Das Einzelmikrofonverfahren

Dieses Verfahren, welches auch Polymikrofonie genannt wird, weicht von den bisher angesprochenen Techniken durch das fehlende Hauptmikrofon ab. Es wird versucht, im Nahbereich der einzelnen Schallquellen zu arbeiten, diese akustisch bestmöglich voneinander zu trennen und somit das Übersprechen und den Diffusschall so gering als möglich zu halten. Für unsere Chorabnahme könnte dies so aussehen, dass vor die einzelnen Stimmgruppen je ein Mikrofon gestellt wird, oder gar die Stimmgruppen nochmals in erste und zweite Stimme unterteilt werden, je nach Chorgröße und aufzunehmenden Werken und die einzelnen Mikrokanäle auf je eine Spur (Mehrspurverfahren) des Aufnahmegerätes zu verteilen. Der Vorteil besteht in der späteren Bearbeitung im Studio, die in Sachen klanglicher Beeinflussung und Lautstärke alles offen lässt. Außerdem erhält man hier, wie auch bei einem Koinzidenzmikrofon, eine gute Lokalisierbarkeit gepaart mit einer guten Präsenz. Der Nachteil ist der zum Teil erhebliche Mehraufwand über die Anzahl der Mikrofone, bis zum mehrspurigen Aufnahmegerät. Außerdem ist der Aspekt des reellen akustischen Ereignisses, also so wie es der Zuhörer erlebt, nicht mehr gegeben. Deswegen würde sich an dieser Stelle eine Mischform anbieten, wie sie in der Aufnahmepraxis auch häufig genug angewendet wird: die Kombination aus Hauptmikrofon mit Stützmikrofonen in Einzelmikrofonierung.

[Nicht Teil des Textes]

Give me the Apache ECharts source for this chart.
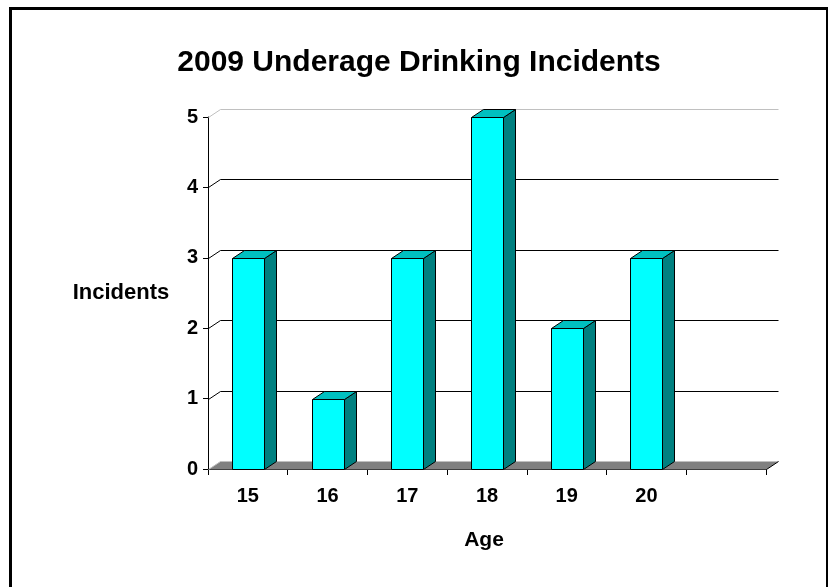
<!DOCTYPE html>
<html>
<head>
<meta charset="utf-8">
<script src="https://cdn.jsdelivr.net/npm/echarts@6/dist/echarts.min.js"></script>
<style>
html,body{margin:0;padding:0;background:#fff;}
#c{width:828px;height:587px;}
</style>
</head>
<body>
<div id="c"></div>
<script>
const categories = ['15', '16', '17', '18', '19', '20', ''];
const incidents = [3, 1, 3, 5, 2, 3];
const yTicks = [1, 2, 3, 4, 5];
const titleText = '2009 Underage Drinking Incidents';
const yName = 'Incidents';
const xName = 'Age';

const FONT = '"Liberation Sans", Arial, sans-serif';
const DX = 12, DY = 8;
const p = v => Math.round(v) + 0.5;

const chart = echarts.init(document.getElementById('c'), null, {renderer: 'canvas'});

function renderBar(params, api) {
  const i = api.value(0), v = api.value(1);
  const top = api.coord([i, v]);
  const base = api.coord([i, 0]);
  const bw = api.size([1, 0])[0];
  const half = bw * 0.2;
  const xl = p(top[0] - half), xr = p(top[0] + half);
  const yt = p(top[1]), yb = p(base[1]);
  const st = {stroke: '#000', lineWidth: 1};
  return {
    type: 'group',
    children: [
      {type: 'polygon', shape: {points: [[xr, yb], [xr + DX, yb - DY], [xr + DX, yt - DY], [xr, yt]]},
       style: Object.assign({fill: '#008080'}, st)},
      {type: 'polygon', shape: {points: [[xl, yt], [xl + DX, yt - DY], [xr + DX, yt - DY], [xr, yt]]},
       style: Object.assign({fill: '#00C0C0'}, st)},
      {type: 'rect', shape: {x: xl, y: yt, width: xr - xl, height: yb - yt},
       style: Object.assign({fill: '#00FFFF'}, st)}
    ]
  };
}

function renderWall(params, api) {
  const v = api.value(1);
  const cs = params.coordSys;
  const y = p(api.coord([0, v])[1]);
  const x0 = p(cs.x), x1 = p(cs.x + cs.width);
  const col = v === yTicks[yTicks.length - 1] ? '#c0c0c0' : '#000';
  return {
    type: 'polyline',
    shape: {points: [[x0, y], [x0 + DX, y - DY], [x1 + DX, y - DY]]},
    style: {stroke: col, lineWidth: 1, fill: null}
  };
}

function renderFloor(params, api) {
  const cs = params.coordSys;
  const y = p(api.coord([0, 0])[1]);
  const x0 = p(cs.x), x1 = p(cs.x + cs.width);
  return {
    type: 'group',
    children: [
      {type: 'polygon', shape: {points: [[x0, y], [x1, y], [x1 + DX, y - DY], [x0 + DX, y - DY]]},
       style: {fill: '#808080', stroke: null}},
      {type: 'polyline', shape: {points: [[x0, y], [x0 + DX, y - DY], [x1 + DX, y - DY]]},
       style: {stroke: '#c0c0c0', lineWidth: 1, fill: null}},
      {type: 'line', shape: {x1: x1, y1: y, x2: x1 + DX, y2: y - DY},
       style: {stroke: '#000', lineWidth: 1}}
    ]
  };
}

chart.setOption({
  animation: false,
  backgroundColor: '#fff',
  grid: {left: 208, right: 62, top: 117, bottom: 118, containLabel: false},
  xAxis: {
    type: 'category',
    data: categories,
    boundaryGap: true,
    axisLine: {show: true, lineStyle: {color: '#000', width: 1}},
    axisTick: {show: true, inside: false, length: 6, lineStyle: {color: '#000'}},
    axisLabel: {color: '#000', fontFamily: FONT, fontWeight: 'bold', fontSize: 20, margin: 17},
    splitLine: {show: false}
  },
  yAxis: {
    type: 'value',
    min: 0, max: 5, interval: 1,
    axisLine: {show: true, lineStyle: {color: '#000', width: 1}},
    axisTick: {show: true, inside: false, length: 5, lineStyle: {color: '#000'}},
    axisLabel: {color: '#000', fontFamily: FONT, fontWeight: 'bold', fontSize: 20, margin: 10},
    splitLine: {show: false}
  },
  graphic: [
    {type: 'rect', z: 100,
     shape: {x: 10.5, y: 8.5, width: 817, height: 600},
     style: {fill: null, stroke: '#000', lineWidth: 3}, silent: true},
    {type: 'text', x: 419, y: 63, z: 100,
     style: {text: titleText, font: 'bold 30px ' + FONT, fill: '#000', textAlign: 'center', textVerticalAlign: 'middle'}},
    {type: 'text', x: 121, y: 293, z: 100,
     style: {text: yName, font: 'bold 22px ' + FONT, fill: '#000', textAlign: 'center', textVerticalAlign: 'middle'}},
    {type: 'text', x: 484, y: 540, z: 100,
     style: {text: xName, font: 'bold 21px ' + FONT, fill: '#000', textAlign: 'center', textVerticalAlign: 'middle'}}
  ],
  series: [
    {type: 'custom', name: 'wall', renderItem: renderWall, z: 1, clip: false,
     data: yTicks.map(v => [0, v]), encode: {x: 0, y: 1}, silent: true},
    {type: 'custom', name: 'floor', renderItem: renderFloor, z: 2, clip: false,
     data: [[0, 0]], encode: {x: 0, y: 1}, silent: true},
    {type: 'custom', name: 'Incidents', renderItem: renderBar, z: 3, clip: false,
     data: incidents.map((v, i) => [i, v]), encode: {x: 0, y: 1}}
  ]
});
</script>
</body>
</html>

Gemischte Aufnahmeverfahren am Beispiel ORTF

Die Bezeichnung ORTF ist der bis in die 1970er Jahre etablierten staatlichen Rundfunkorganisation entliehen. Man suchte dort nach einem einfachen, universellen und monokompatiblen Hauptmikrofonverfahren.

Schoeps MTSC 64 ORTF
Schoeps MTSC 64 ORTF

Eine der Hauptaufgaben beim ORTF-Aufnahmeverfahren besteht wohl darin, den aufzunehmenden Bereich bei der Wiedergabe über Lautsprecher in einem Bereich von 60 Grad abzubilden.
Dabei werden zwei Mikrofone mit Nierencharakteristik auf einer Schiene angebracht, so dass deren Kapseln sich genau im Abstand von 17 cm (d) befinden. Die Kapseln haben einen Öffnungswinkel (a) von je 55°. Der daraus resultierende Öffnungswinkel entspricht daraus resultierend 110°. Bei einer Breite (b) der Schallquelle von ca. 5 m ergibt sich ein Abstand (c) von Mikrofon zur Schallquelle von 2,30 m. Der Abstand ist also bei genau 46% ideal eingestellt. Als Faustformel kann man deshalb sagen, dass der Abstand zwischen Mikrofon und Schallquelle ca. die halbe Breite des aufzunehmenden Bereiches sein muss.

ORTF-Aufnahmeverfahren
ORTF-Aufnahmeverfahren
Winkelbereich 60 Grad
Winkelbereich 60 Grad

Dieses Verfahren ist als Hauptmikrofonverfahren relativ einfach in die Praxis umzusetzen und bietet durch geringe Klangfärbungen im Monoformat eine gute Kompatibilität der Stereoaufnahme und ist für den Einsteiger durchaus eine Überlegung wert. Allerdings sind sehr gute Mikrofone für diesen Bereich (s. o.) sehr teuer und für eine Gelegenheitsaufnahme nur über den Verleih sinnvoll (s. a. Mikrofonauswahl).